ENTRIES PROVIDED:
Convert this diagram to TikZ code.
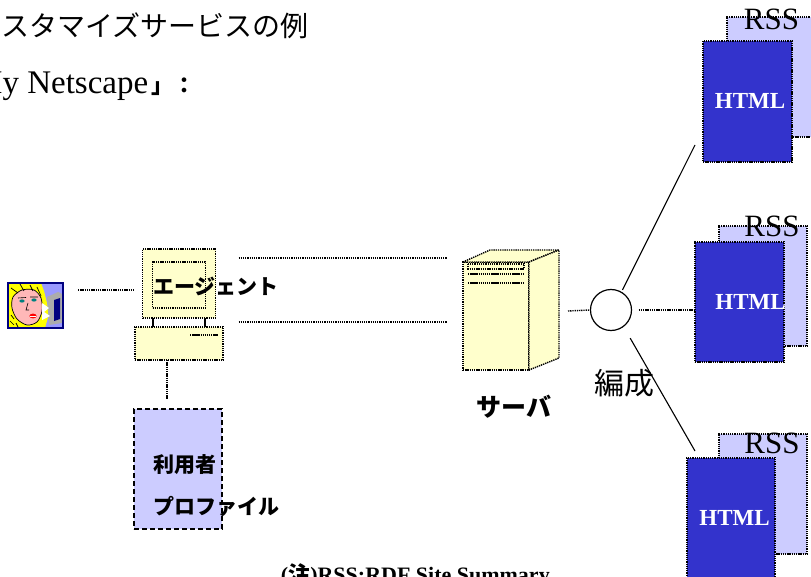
\documentclass[tikz,border=0pt]{standalone}
\usepackage{fontspec}
\setmainfont{Liberation Serif}
\newfontfamily\jp{Noto Sans CJK JP}
\usetikzlibrary{calc}
\definecolor{paleyellow}{HTML}{FFFFCC}
\definecolor{lavender}{HTML}{CCCCFF}
\definecolor{htmlblue}{HTML}{3333CC}
\definecolor{iconbg}{HTML}{9999FF}
\definecolor{hairyellow}{HTML}{FFFF00}
\definecolor{facepink}{HTML}{FFB8B8}
\definecolor{navy}{HTML}{000080}
\tikzset{
  dotline/.style={line width=1.4pt, dash pattern=on 1.3pt off 0.9pt},
  conn/.style={dotline, draw=black},
  solidconn/.style={line width=1.1pt, draw=black},
  dotbox/.style={draw=black, dotline, inner sep=0pt, outer sep=0pt},
  yellowbox/.style={dotbox, fill=paleyellow},
  rssbox/.style={dotbox, fill=lavender, minimum width=88pt, minimum height=120pt},
  htmlbox/.style={dotbox, fill=htmlblue, minimum width=88pt, minimum height=121pt},
  rsslabel/.style={anchor=base, inner sep=0pt, font=\fontsize{31}{33}\selectfont},
  htmllabel/.style={inner sep=0pt, text=white, font=\bfseries\fontsize{23}{25}\selectfont},
  jplabel/.style={inner sep=0pt, font=\jp\bfseries\fontsize{#1}{#1}\selectfont},
  ventline/.style={black, line width=2.6pt, dash pattern=on 1.4pt off 0.7pt},
}
\begin{document}
\begin{tikzpicture}[x=1pt,y=-1pt]
\useasboundingbox (0,0) rectangle (811,577);
\clip (0,0) rectangle (811,577);

% heading lines
\node[anchor=base east, inner sep=0pt, font=\jp\fontsize{28}{30}\selectfont] (title) at (309,37) {カスタマイズサービスの例};
\node[anchor=base west, inner sep=0pt, font=\fontsize{33}{36}\selectfont] (sub) at (-27,94) {My Netscape};
\node[anchor=base west, inner sep=0pt, font=\jp\bfseries\fontsize{22}{24}\selectfont] (subend) at ($(sub.base east)+(3,0)$) {」：};

% user clip-art
\node[minimum width=55pt, minimum height=45pt, inner sep=0pt, outer sep=0pt] (user) at (35.5,305.5) {};
\begin{scope}[shift={(user.north west)}]
  \fill[iconbg] (0,0) rectangle (55,45);
  \fill[hairyellow] (0,0) -- (33,0) -- (36,8) -- (39,20) -- (41,31) -- (37,45) -- (0,45) -- cycle;
  \fill[facepink, draw=black, line width=0.7pt] plot[smooth cycle] coordinates {(5,14) (14,7) (26,7) (33,15) (34,28) (29,39) (19,42) (9,36) (4,25)};
  \draw[black, line width=0.7pt] (3,5) -- (10,10) (12,1) -- (16,8) (22,2) -- (25,8) (29,4) -- (33,13);
  \fill[teal] (14,18) ellipse (2.6 and 1.6);
  \fill[teal] (26,17) ellipse (2.6 and 1.6);
  \draw[black, line width=0.6pt] (10,15) -- (18,14.5) (22,14) -- (30,14);
  \draw[black, line width=0.6pt] (20,20) -- (18,27) -- (21,27);
  \fill[red] (25,33) ellipse (3.6 and 2.4);
  \draw[white, line width=0.6pt] (22,33) -- (28,33);
  \draw[black, line width=0.7pt] (3,32) -- (6,36) (2,38) -- (6,42) (8,40) -- (10,44);
  \fill[gray!65] (39,14) -- (50,9) -- (54,11) -- (54,40) -- (41,42) -- cycle;
  \fill[navy] (46,17) -- (52,15) -- (52,36) -- (46,38) -- cycle;
  \fill[white] (34,20) -- (41,25) -- (36,29) -- (42,33) -- (34,37) -- cycle;
  \draw[navy, line width=2pt] (0,0) rectangle (55,45);
\end{scope}

% agent computer
\node[yellowbox, minimum width=73pt, minimum height=69pt] (mon) at (179,283.5) {};
\node[yellowbox, minimum width=53pt, minimum height=46pt] (scr) at (179,285) {};
\node[yellowbox, minimum width=88pt, minimum height=33pt] (base) at (179,343.5) {};
\draw[solidconn] ($(mon.south)+(-26,0)$) -- ($(base.north)+(-26,0)$);
\draw[solidconn] ($(mon.south)+(26,0)$) -- ($(base.north)+(26,0)$);
\draw[ventline] ($(base.north)+(11,8)$) -- ($(base.north)+(39,8)$);
\node[jplabel=21] (agent) at (216,286) {エージェント};

% user profile
\node[draw=black, fill=lavender, line width=1.5pt, dash pattern=on 5pt off 3pt, minimum width=88pt, minimum height=120pt, inner sep=0pt] (prof) at (178,469) {};
\node[jplabel=21, anchor=west] (prof1) at (153,465) {利用者};
\node[jplabel=21, anchor=west] (prof2) at (153,507) {プロファイル};

% server
\node[yellowbox, minimum width=66pt, minimum height=108pt] (srvf) at (496,316) {};
\filldraw[fill=paleyellow, draw=black, dotline] (srvf.north west) -- ($(srvf.north west)+(27,-12)$) -- ($(srvf.north east)+(30,-12)$) -- (srvf.north east) -- cycle;
\filldraw[fill=paleyellow, draw=black, dotline] (srvf.north east) -- ($(srvf.north east)+(30,-12)$) -- ($(srvf.south east)+(30,-12)$) -- (srvf.south east) -- cycle;
\draw[dotline] ($(srvf.north west)+(5,2)$) rectangle ($(srvf.north east)+(-5,7)$);
\draw[ventline] ($(srvf.north west)+(5,12)$) -- ($(srvf.north east)+(-5,12)$);
\draw[ventline] ($(srvf.north west)+(5,21)$) -- ($(srvf.north east)+(-5,21)$);
\node[jplabel=25] (srvlabel) at (514,407) {サーバ};

% composition point
\node[draw=black, circle, minimum size=41pt, inner sep=0pt, line width=1.2pt, fill=white] (hub) at (611,310) {};
\node[inner sep=0pt, font=\jp\fontsize{30}{32}\selectfont] (hublabel) at (624,383) {編成};

% RSS / HTML stacks
\node[rssbox] (r1) at (771,77) {};
\node[rsslabel] (r1t) at (771.5,30) {RSS};
\node[htmlbox, minimum width=89pt] (h1) at (747.5,101.5) {};
\node[htmllabel] (h1t) at (750,101) {HTML};

\node[rssbox] (r2) at (763,286) {};
\node[rsslabel] (r2t) at (772,237) {RSS};
\node[htmlbox, minimum width=89pt, minimum height=120pt] (h2) at (739.5,302) {};
\node[htmllabel] (h2t) at (750.5,302) {HTML};

\node[rssbox] (r3) at (763,494) {};
\node[rsslabel] (r3t) at (772,453) {RSS};
\node[htmlbox] (h3) at (731,518.5) {};
\node[htmllabel] (h3t) at (734.5,518) {HTML};

% connectors
\draw[conn, shorten <=15pt, shorten >=9pt] (user.east |- 0,290) -- (mon.west |- 0,290);
\draw[conn] ($(mon.east)+(23,-25.5)$) -- ($(srvf.west)+(-16,-58)$);
\draw[conn] ($(mon.east)+(23,38.5)$) -- ($(srvf.west)+(-16,6)$);
\draw[conn] ($(base.south)+(-12,0)$) -- ($(prof.north)+(-11,-9)$);
\draw[conn] ($(srvf.east)+(39,-5)$) -- (hub.west);
\draw[conn, shorten <=6.5pt] (hub.east) -- (hub.east -| h2.west);
\draw[solidconn, shorten <=2pt] (hub.60) -- ($(h1.south west)+(-8,-17)$);
\draw[solidconn, shorten <=13pt] (hub.-53) -- ($(h3.north west)+(8,-7)$);

% footnote
\node[anchor=base east, inner sep=0pt, font=\bfseries\fontsize{22}{24}\selectfont] (note) at (550,582) {({\jp\bfseries 注})RSS:RDF Site Summary};
\end{tikzpicture}
\end{document}
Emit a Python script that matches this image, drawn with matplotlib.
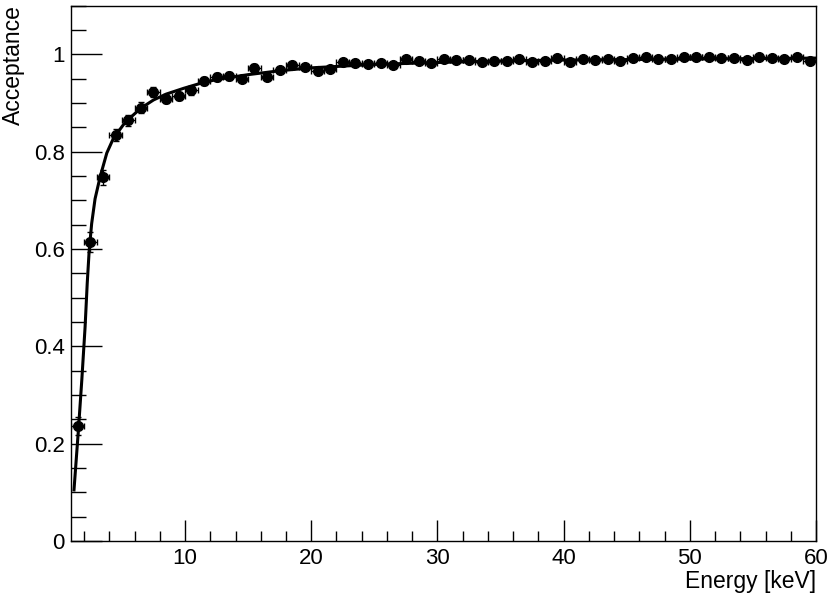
import numpy as np
import matplotlib
matplotlib.use("Agg")
import matplotlib.pyplot as plt
from matplotlib.ticker import MultipleLocator, FuncFormatter

plt.rcParams['font.family'] = ['Liberation Sans', 'DejaVu Sans']

# bin centres (1 keV bins) and measured acceptance
energy = np.arange(1.5, 60.0, 1.0)
acceptance = [0.236, 0.614, 0.747, 0.834, 0.864, 0.890, 0.923, 0.909, 0.914, 0.926,
              0.945, 0.953, 0.955, 0.949, 0.972, 0.953, 0.967, 0.977, 0.973, 0.965,
              0.969, 0.984, 0.981, 0.979, 0.981, 0.977, 0.990, 0.986, 0.981, 0.990,
              0.988, 0.989, 0.984, 0.986, 0.986, 0.991, 0.984, 0.987, 0.992, 0.984,
              0.990, 0.989, 0.991, 0.987, 0.993, 0.994, 0.991, 0.991, 0.995, 0.994,
              0.994, 0.992, 0.992, 0.989, 0.994, 0.993, 0.990, 0.995, 0.987]
acc_err = [0.018, 0.020, 0.016, 0.013, 0.012, 0.011, 0.010, 0.010, 0.009, 0.009,
           0.008, 0.008, 0.008, 0.007, 0.007, 0.007, 0.006, 0.006, 0.006, 0.006] + [0.005] * 39
energy_err = 0.5

# fit curve
fit_x = [1.2, 1.55, 1.82, 2.08, 2.25, 2.4, 2.6, 2.87, 3.27, 3.8, 4.32, 5.11, 5.5,
         6.5, 7.5, 8.5, 9.9, 11.2, 12.5, 15.0, 17.5, 20.0, 25.0, 30.0, 35.0, 40.0,
         45.0, 50.0, 55.0, 60.0]
fit_y = [0.105, 0.228, 0.331, 0.44, 0.53, 0.595, 0.652, 0.703, 0.748, 0.797, 0.827,
         0.855, 0.866, 0.889, 0.906, 0.918, 0.930, 0.940, 0.948, 0.958, 0.966, 0.972,
         0.979, 0.983, 0.986, 0.988, 0.989, 0.990, 0.991, 0.992]

fig = plt.figure(figsize=(8.31, 6.0), dpi=100)
ax = fig.add_axes([0.086, 0.0983, 0.896, 0.8925])

ax.errorbar(energy, acceptance, xerr=energy_err, yerr=acc_err, fmt='o', color='black',
            markersize=7, elinewidth=1.0, capsize=2.0, capthick=1.0, zorder=3)
ax.plot(fit_x, fit_y, color='black', linewidth=2.2, zorder=4)

ax.set_xlim(1, 60)
ax.set_ylim(0, 1.1)

ax.xaxis.set_major_locator(MultipleLocator(10))
ax.xaxis.set_minor_locator(MultipleLocator(2))
ax.yaxis.set_major_locator(MultipleLocator(0.2))
ax.yaxis.set_minor_locator(MultipleLocator(0.05))
ax.yaxis.set_major_formatter(FuncFormatter(lambda v, p: '%g' % round(v, 2)))

ax.tick_params(axis='x', which='major', direction='in', length=15, width=1, labelsize=16, pad=5)
ax.tick_params(axis='x', which='minor', direction='in', length=7, width=1)
ax.tick_params(axis='y', which='major', direction='in', length=22, width=1, labelsize=16, pad=5)
ax.tick_params(axis='y', which='minor', direction='in', length=11, width=1)
ax.tick_params(top=False, right=False)

for s in ax.spines.values():
    s.set_linewidth(1.0)

ax.set_xlabel('Energy [keV]', fontsize=16.5, loc='right', labelpad=1)
ax.set_ylabel('Acceptance', fontsize=16.5, loc='top', labelpad=6)

fig.savefig('out.png', dpi=100)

YOUR OBJECTIVE: Exactly as they appear, print the lines of the listing above from its first line through the line that contains "(subend) at ($(sub.base", minus the pictures.

SOLUTION:
Convert this diagram to TikZ code.
\documentclass[tikz,border=0pt]{standalone}
\usepackage{fontspec}
\setmainfont{Liberation Serif}
\newfontfamily\jp{Noto Sans CJK JP}
\usetikzlibrary{calc}
\definecolor{paleyellow}{HTML}{FFFFCC}
\definecolor{lavender}{HTML}{CCCCFF}
\definecolor{htmlblue}{HTML}{3333CC}
\definecolor{iconbg}{HTML}{9999FF}
\definecolor{hairyellow}{HTML}{FFFF00}
\definecolor{facepink}{HTML}{FFB8B8}
\definecolor{navy}{HTML}{000080}
\tikzset{
  dotline/.style={line width=1.4pt, dash pattern=on 1.3pt off 0.9pt},
  conn/.style={dotline, draw=black},
  solidconn/.style={line width=1.1pt, draw=black},
  dotbox/.style={draw=black, dotline, inner sep=0pt, outer sep=0pt},
  yellowbox/.style={dotbox, fill=paleyellow},
  rssbox/.style={dotbox, fill=lavender, minimum width=88pt, minimum height=120pt},
  htmlbox/.style={dotbox, fill=htmlblue, minimum width=88pt, minimum height=121pt},
  rsslabel/.style={anchor=base, inner sep=0pt, font=\fontsize{31}{33}\selectfont},
  htmllabel/.style={inner sep=0pt, text=white, font=\bfseries\fontsize{23}{25}\selectfont},
  jplabel/.style={inner sep=0pt, font=\jp\bfseries\fontsize{#1}{#1}\selectfont},
  ventline/.style={black, line width=2.6pt, dash pattern=on 1.4pt off 0.7pt},
}
\begin{document}
\begin{tikzpicture}[x=1pt,y=-1pt]
\useasboundingbox (0,0) rectangle (811,577);
\clip (0,0) rectangle (811,577);

% heading lines
\node[anchor=base east, inner sep=0pt, font=\jp\fontsize{28}{30}\selectfont] (title) at (309,37) {カスタマイズサービスの例};
\node[anchor=base west, inner sep=0pt, font=\fontsize{33}{36}\selectfont] (sub) at (-27,94) {My Netscape};
\node[anchor=base west, inner sep=0pt, font=\jp\bfseries\fontsize{22}{24}\selectfont] (subend) at ($(sub.base east)+(3,0)$) {」：};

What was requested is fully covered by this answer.